:: Given task ::
Using the listing below, report all lines holding the word "that".

Lines of data
+ + + + + + +

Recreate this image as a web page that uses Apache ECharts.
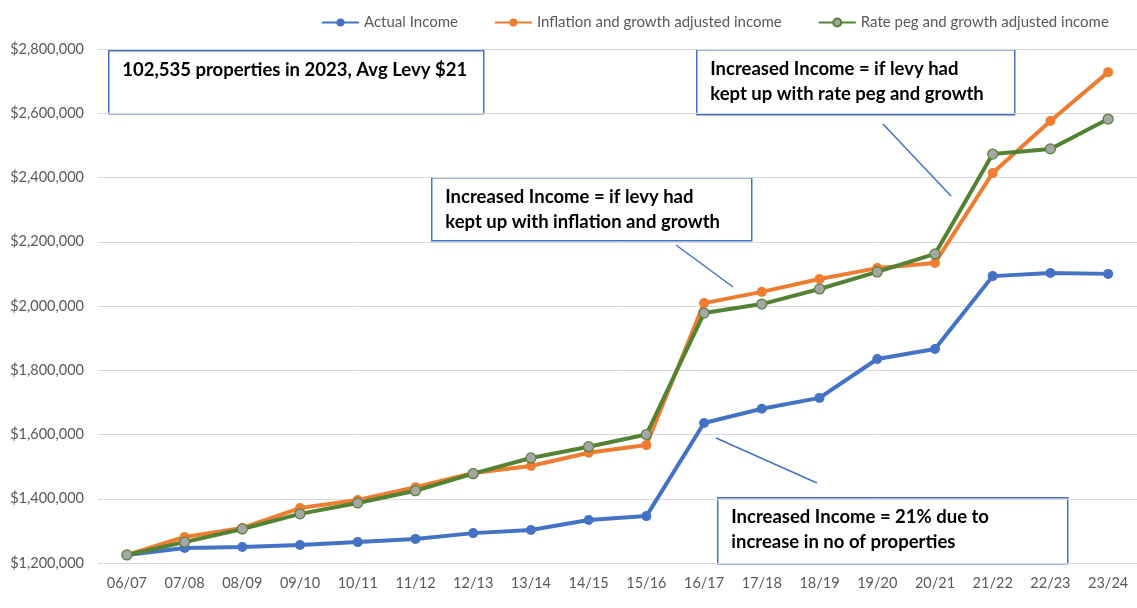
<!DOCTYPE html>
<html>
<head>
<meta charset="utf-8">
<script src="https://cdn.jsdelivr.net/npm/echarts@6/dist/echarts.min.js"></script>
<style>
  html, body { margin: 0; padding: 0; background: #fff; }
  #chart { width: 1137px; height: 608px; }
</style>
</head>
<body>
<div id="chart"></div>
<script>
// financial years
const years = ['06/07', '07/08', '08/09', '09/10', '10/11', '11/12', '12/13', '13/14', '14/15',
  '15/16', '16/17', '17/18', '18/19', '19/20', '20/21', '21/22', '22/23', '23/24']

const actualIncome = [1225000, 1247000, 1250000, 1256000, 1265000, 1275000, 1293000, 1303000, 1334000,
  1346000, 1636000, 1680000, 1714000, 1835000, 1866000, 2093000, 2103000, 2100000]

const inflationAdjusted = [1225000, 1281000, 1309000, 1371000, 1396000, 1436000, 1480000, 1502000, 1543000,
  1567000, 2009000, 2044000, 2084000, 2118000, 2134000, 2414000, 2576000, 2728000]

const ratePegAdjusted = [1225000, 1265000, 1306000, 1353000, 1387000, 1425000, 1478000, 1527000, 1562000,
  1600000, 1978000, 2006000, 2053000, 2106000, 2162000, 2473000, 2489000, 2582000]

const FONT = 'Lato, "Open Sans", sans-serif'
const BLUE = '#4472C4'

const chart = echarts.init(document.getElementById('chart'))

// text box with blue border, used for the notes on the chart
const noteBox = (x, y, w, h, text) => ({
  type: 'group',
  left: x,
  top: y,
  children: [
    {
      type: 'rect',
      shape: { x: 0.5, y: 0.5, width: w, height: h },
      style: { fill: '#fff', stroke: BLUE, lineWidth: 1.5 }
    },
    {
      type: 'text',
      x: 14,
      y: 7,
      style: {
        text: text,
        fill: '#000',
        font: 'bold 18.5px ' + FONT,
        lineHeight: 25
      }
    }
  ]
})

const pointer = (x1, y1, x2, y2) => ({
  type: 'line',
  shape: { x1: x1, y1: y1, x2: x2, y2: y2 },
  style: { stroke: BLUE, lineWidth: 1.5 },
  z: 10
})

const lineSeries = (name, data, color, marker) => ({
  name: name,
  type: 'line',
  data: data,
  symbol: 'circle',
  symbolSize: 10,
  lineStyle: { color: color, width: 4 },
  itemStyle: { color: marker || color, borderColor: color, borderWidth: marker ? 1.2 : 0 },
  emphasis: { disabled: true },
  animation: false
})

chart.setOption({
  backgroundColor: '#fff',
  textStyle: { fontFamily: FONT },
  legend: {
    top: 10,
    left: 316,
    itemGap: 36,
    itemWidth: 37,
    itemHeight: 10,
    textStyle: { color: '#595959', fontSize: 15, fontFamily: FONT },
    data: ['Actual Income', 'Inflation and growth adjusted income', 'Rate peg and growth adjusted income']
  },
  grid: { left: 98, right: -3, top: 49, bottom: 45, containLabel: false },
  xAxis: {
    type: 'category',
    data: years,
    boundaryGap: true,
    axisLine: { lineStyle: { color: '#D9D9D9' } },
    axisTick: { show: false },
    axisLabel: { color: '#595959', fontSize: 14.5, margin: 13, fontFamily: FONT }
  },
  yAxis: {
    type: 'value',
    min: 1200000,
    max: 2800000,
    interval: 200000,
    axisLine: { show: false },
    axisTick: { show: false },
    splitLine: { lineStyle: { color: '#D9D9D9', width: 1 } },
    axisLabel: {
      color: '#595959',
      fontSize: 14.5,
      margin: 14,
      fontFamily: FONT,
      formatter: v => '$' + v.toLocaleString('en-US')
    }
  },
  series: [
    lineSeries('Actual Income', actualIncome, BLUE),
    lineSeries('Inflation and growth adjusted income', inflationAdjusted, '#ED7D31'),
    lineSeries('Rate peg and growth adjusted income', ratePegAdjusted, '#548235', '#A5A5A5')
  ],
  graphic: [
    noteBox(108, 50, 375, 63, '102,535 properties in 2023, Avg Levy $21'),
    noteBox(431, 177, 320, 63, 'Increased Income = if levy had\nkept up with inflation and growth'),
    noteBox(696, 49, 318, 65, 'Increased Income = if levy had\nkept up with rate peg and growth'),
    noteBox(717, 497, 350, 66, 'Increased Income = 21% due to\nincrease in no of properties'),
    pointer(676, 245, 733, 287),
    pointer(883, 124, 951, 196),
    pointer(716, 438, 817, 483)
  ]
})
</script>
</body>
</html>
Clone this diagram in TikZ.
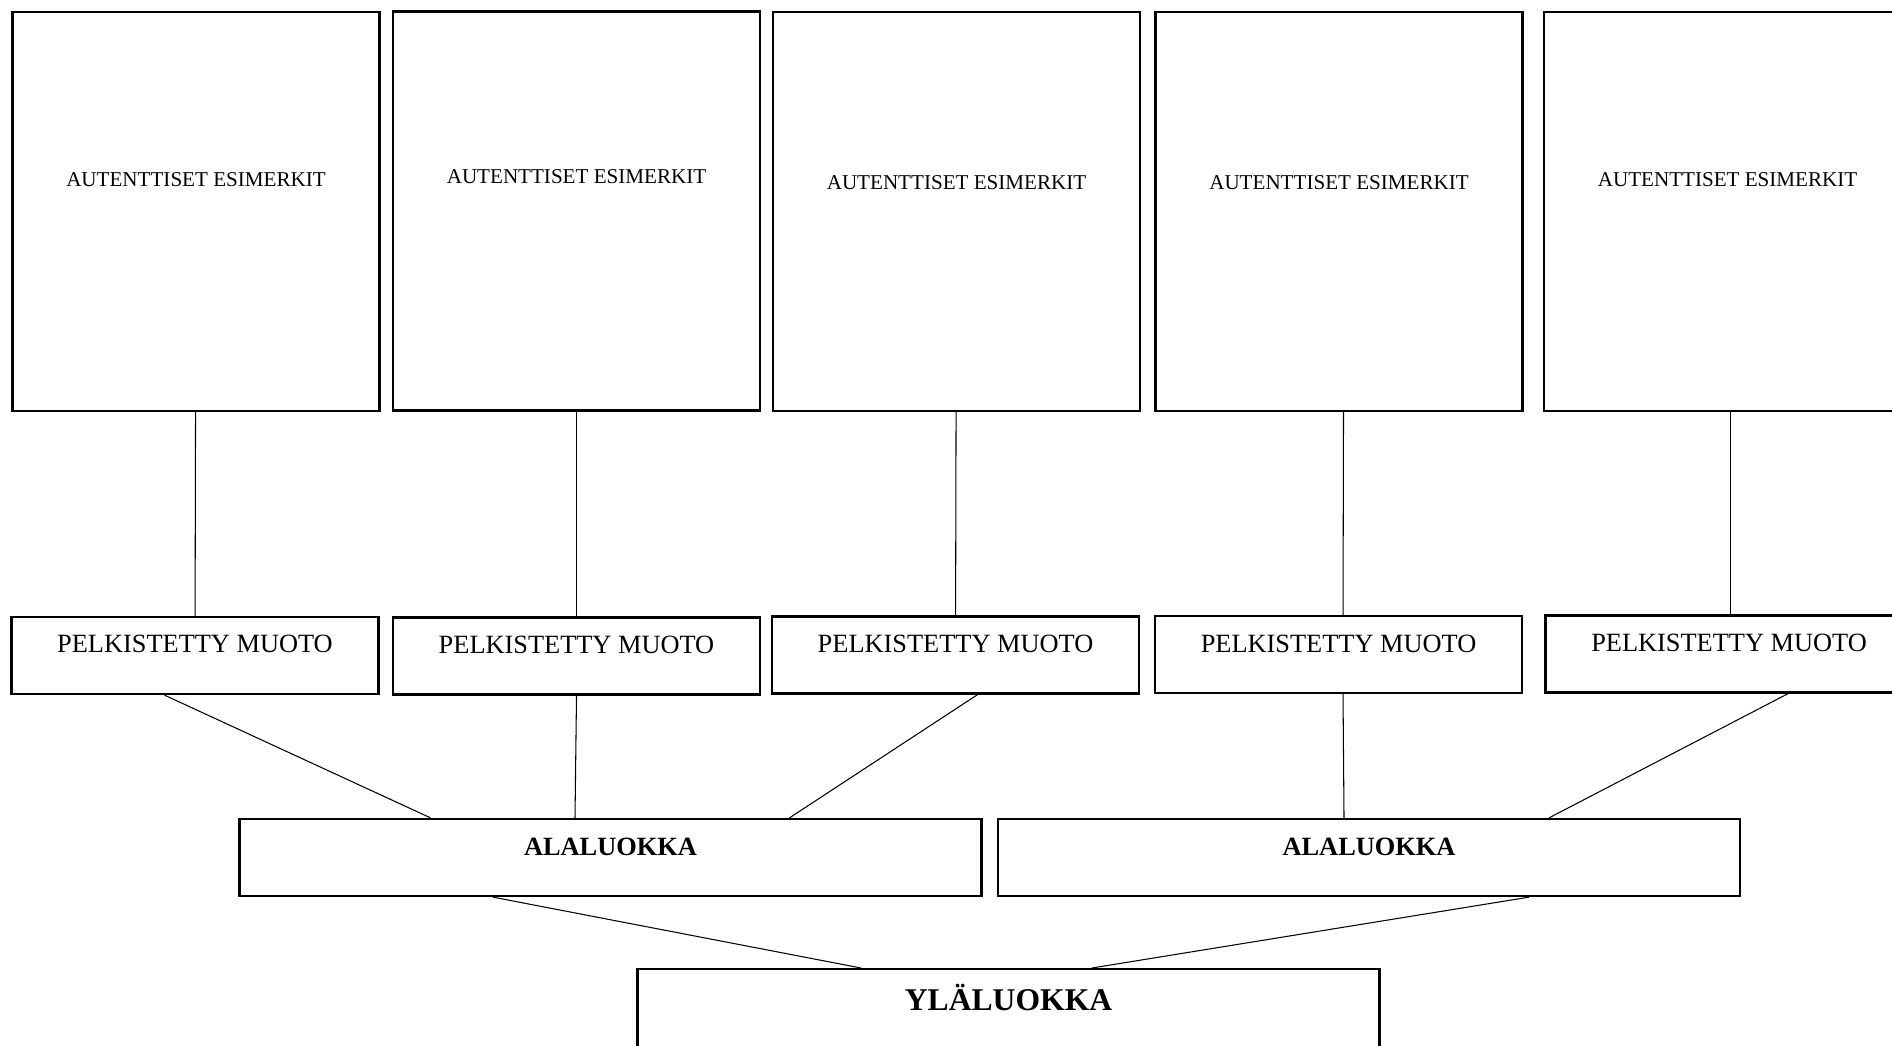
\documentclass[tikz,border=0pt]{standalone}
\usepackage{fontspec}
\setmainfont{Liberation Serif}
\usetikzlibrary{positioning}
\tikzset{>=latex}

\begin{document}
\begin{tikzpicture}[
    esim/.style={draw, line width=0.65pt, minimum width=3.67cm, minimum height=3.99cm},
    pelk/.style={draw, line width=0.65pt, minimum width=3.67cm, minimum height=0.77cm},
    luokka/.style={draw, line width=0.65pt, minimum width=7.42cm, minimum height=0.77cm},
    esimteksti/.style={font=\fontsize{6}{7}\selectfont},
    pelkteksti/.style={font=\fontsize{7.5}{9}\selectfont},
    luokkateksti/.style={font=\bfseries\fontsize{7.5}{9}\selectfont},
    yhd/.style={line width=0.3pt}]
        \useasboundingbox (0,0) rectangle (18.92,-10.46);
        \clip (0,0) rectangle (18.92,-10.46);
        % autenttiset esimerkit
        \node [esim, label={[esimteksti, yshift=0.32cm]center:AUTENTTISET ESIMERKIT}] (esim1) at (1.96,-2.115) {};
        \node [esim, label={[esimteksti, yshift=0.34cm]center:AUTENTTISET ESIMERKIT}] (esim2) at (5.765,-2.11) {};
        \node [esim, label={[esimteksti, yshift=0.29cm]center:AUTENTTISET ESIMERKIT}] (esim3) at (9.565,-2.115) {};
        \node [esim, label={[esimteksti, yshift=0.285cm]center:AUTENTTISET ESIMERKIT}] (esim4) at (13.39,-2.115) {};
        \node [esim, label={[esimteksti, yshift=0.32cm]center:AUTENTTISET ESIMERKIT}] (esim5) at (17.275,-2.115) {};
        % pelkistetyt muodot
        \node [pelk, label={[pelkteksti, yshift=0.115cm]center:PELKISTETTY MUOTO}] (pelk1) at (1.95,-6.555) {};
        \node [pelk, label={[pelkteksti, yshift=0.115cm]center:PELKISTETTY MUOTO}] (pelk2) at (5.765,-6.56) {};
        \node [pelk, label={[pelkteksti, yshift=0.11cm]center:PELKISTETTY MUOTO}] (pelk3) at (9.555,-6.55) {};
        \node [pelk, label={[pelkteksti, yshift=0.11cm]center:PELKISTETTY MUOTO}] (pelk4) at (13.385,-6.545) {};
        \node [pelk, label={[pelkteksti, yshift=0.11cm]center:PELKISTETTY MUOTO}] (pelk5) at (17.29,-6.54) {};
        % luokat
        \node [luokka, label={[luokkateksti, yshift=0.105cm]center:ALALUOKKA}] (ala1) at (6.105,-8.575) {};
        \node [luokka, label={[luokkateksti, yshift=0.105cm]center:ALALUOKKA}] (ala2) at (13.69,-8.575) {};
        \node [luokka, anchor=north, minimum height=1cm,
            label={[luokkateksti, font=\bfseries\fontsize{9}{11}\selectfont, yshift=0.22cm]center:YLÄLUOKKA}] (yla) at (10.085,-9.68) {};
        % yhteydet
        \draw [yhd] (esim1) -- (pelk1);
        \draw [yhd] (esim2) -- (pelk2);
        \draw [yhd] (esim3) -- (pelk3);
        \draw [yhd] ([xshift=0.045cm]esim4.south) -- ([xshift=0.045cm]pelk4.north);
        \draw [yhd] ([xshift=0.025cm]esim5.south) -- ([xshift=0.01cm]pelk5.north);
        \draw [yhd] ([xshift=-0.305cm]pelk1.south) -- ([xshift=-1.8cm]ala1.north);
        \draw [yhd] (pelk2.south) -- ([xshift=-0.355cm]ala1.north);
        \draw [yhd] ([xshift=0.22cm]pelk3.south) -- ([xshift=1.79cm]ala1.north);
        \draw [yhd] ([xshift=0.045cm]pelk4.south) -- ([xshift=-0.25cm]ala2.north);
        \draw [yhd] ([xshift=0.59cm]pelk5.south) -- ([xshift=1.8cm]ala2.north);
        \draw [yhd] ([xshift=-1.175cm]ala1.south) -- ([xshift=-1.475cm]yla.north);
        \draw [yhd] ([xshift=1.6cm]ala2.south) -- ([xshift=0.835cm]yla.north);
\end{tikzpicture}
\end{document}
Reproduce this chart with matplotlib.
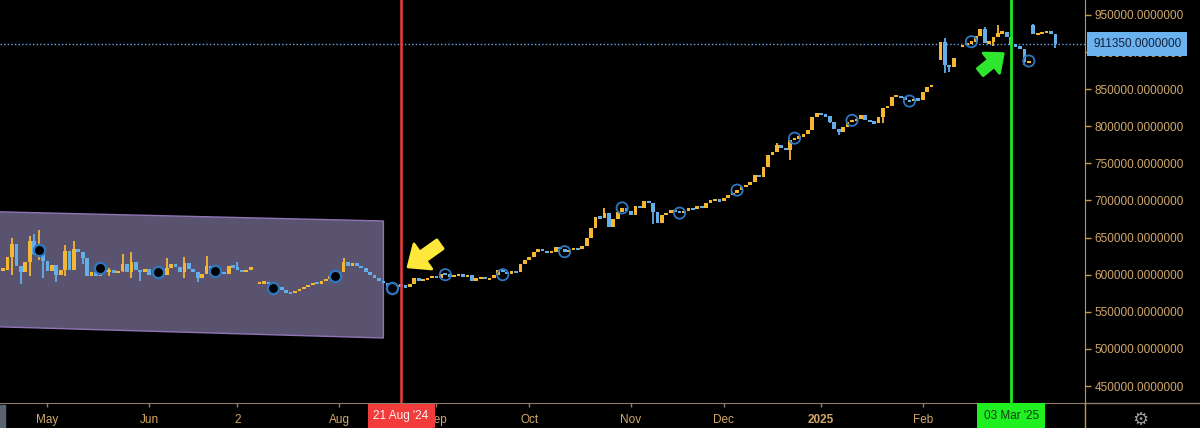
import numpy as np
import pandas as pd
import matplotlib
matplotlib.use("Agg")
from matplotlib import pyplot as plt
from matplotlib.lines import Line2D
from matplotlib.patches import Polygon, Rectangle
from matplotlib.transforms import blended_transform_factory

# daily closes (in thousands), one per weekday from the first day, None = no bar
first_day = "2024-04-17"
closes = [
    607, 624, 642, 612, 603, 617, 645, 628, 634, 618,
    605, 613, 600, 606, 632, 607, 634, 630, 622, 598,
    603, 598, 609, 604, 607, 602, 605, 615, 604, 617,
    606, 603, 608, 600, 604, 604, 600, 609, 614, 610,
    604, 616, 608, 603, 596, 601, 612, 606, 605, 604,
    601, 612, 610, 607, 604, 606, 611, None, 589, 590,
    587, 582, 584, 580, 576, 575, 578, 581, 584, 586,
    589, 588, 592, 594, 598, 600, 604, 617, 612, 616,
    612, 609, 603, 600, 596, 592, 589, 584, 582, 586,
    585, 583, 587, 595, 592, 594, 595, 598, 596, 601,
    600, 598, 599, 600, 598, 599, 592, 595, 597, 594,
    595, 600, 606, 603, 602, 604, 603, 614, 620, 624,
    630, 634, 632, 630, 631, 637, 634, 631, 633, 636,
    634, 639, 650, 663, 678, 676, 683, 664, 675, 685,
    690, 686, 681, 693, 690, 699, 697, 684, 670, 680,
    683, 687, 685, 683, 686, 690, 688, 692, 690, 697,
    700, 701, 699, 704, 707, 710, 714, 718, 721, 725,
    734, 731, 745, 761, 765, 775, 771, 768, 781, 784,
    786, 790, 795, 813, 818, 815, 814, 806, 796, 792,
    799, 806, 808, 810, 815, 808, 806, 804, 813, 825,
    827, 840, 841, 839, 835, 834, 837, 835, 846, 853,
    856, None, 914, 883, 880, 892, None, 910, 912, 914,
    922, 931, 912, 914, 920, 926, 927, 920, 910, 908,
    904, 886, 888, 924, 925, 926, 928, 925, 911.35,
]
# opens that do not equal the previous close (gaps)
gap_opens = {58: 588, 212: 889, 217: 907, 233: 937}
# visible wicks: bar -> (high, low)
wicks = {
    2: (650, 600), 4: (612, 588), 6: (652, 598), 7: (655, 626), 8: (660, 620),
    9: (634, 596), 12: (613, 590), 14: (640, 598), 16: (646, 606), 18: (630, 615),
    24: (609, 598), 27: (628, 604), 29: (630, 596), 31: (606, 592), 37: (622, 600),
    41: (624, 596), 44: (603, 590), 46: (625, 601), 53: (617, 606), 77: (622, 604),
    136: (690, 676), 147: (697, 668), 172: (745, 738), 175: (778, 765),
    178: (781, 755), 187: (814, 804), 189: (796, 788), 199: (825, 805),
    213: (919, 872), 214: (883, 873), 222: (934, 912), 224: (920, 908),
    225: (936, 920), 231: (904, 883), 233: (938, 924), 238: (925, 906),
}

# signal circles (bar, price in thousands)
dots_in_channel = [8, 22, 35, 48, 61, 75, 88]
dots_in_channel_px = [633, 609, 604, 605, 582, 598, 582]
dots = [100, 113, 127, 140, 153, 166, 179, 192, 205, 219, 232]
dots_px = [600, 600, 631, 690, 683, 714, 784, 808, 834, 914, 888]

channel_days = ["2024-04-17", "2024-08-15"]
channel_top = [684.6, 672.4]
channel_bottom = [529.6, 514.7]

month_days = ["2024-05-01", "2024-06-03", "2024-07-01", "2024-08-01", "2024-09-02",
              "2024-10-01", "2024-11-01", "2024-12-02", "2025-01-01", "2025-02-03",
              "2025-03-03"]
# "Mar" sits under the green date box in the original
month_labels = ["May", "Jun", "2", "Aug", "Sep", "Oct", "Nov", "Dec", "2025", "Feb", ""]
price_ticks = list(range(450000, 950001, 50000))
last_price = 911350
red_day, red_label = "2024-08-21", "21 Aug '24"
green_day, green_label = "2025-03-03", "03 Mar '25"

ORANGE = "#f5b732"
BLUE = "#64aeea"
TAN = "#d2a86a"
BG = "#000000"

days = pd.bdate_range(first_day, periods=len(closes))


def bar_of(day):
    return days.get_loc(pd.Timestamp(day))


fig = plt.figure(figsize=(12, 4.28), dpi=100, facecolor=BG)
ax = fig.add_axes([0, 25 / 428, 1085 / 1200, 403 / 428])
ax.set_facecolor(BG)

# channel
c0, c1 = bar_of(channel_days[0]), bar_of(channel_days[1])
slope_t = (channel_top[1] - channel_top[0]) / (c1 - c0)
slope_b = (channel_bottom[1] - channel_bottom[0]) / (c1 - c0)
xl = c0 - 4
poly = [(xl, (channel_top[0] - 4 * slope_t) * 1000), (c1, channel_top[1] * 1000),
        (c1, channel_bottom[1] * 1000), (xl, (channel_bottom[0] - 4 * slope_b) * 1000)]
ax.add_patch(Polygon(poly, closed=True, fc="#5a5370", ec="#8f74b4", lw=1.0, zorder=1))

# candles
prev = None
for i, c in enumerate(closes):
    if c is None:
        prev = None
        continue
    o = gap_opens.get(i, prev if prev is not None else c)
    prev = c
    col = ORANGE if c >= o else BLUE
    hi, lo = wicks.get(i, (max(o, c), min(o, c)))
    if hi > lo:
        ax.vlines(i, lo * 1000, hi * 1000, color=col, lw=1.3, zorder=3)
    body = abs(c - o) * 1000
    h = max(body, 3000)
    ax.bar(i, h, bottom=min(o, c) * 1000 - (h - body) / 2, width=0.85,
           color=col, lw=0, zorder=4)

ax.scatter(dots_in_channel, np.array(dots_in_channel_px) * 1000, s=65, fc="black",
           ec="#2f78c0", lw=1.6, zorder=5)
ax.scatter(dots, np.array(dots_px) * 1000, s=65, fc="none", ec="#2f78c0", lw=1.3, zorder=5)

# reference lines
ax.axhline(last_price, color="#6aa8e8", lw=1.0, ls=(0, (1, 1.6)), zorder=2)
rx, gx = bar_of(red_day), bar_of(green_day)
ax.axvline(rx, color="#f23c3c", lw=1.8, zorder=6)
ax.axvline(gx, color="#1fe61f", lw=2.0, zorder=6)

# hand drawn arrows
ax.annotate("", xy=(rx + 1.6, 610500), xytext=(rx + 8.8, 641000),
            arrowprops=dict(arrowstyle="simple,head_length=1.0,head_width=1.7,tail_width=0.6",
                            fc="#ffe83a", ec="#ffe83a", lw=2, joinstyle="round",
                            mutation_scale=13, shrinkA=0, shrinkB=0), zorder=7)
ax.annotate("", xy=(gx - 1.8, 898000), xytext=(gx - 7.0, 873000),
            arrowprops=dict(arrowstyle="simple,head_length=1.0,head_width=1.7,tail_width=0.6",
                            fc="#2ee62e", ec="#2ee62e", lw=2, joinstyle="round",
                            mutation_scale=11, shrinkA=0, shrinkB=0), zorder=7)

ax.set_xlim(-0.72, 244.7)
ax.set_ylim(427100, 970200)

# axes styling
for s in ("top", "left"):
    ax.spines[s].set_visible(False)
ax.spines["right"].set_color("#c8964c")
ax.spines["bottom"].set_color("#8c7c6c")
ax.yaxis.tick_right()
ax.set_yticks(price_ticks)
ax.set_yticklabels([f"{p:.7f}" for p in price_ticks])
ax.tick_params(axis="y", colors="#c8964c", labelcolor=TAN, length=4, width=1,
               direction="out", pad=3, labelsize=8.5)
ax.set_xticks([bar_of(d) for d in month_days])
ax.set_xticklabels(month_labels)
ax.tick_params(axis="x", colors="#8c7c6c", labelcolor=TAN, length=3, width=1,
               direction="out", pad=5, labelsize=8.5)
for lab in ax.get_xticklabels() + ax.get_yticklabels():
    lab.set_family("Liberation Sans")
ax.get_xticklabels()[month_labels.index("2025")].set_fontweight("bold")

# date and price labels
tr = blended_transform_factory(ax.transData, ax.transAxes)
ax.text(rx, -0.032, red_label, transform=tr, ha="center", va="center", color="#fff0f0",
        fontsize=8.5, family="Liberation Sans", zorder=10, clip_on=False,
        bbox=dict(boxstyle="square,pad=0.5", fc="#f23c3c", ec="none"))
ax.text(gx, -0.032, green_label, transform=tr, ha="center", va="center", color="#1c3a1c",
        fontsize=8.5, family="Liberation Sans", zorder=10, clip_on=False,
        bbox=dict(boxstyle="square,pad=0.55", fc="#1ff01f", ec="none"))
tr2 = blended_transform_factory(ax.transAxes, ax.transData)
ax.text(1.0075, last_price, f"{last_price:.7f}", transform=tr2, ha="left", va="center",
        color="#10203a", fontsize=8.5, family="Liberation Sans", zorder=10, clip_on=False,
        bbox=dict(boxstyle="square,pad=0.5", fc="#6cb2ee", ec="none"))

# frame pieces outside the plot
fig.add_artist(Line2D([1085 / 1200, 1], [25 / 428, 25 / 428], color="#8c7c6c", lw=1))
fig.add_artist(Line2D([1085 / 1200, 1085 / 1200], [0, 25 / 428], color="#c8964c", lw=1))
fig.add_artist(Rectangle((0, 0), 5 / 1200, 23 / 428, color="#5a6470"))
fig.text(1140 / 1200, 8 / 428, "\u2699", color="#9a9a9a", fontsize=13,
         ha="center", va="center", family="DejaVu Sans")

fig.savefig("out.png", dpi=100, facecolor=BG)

+ + + + + + +

:: Exercise solution ::
Recreate this image as a web page that uses Apache ECharts.
# opens that do not equal the previous close (gaps)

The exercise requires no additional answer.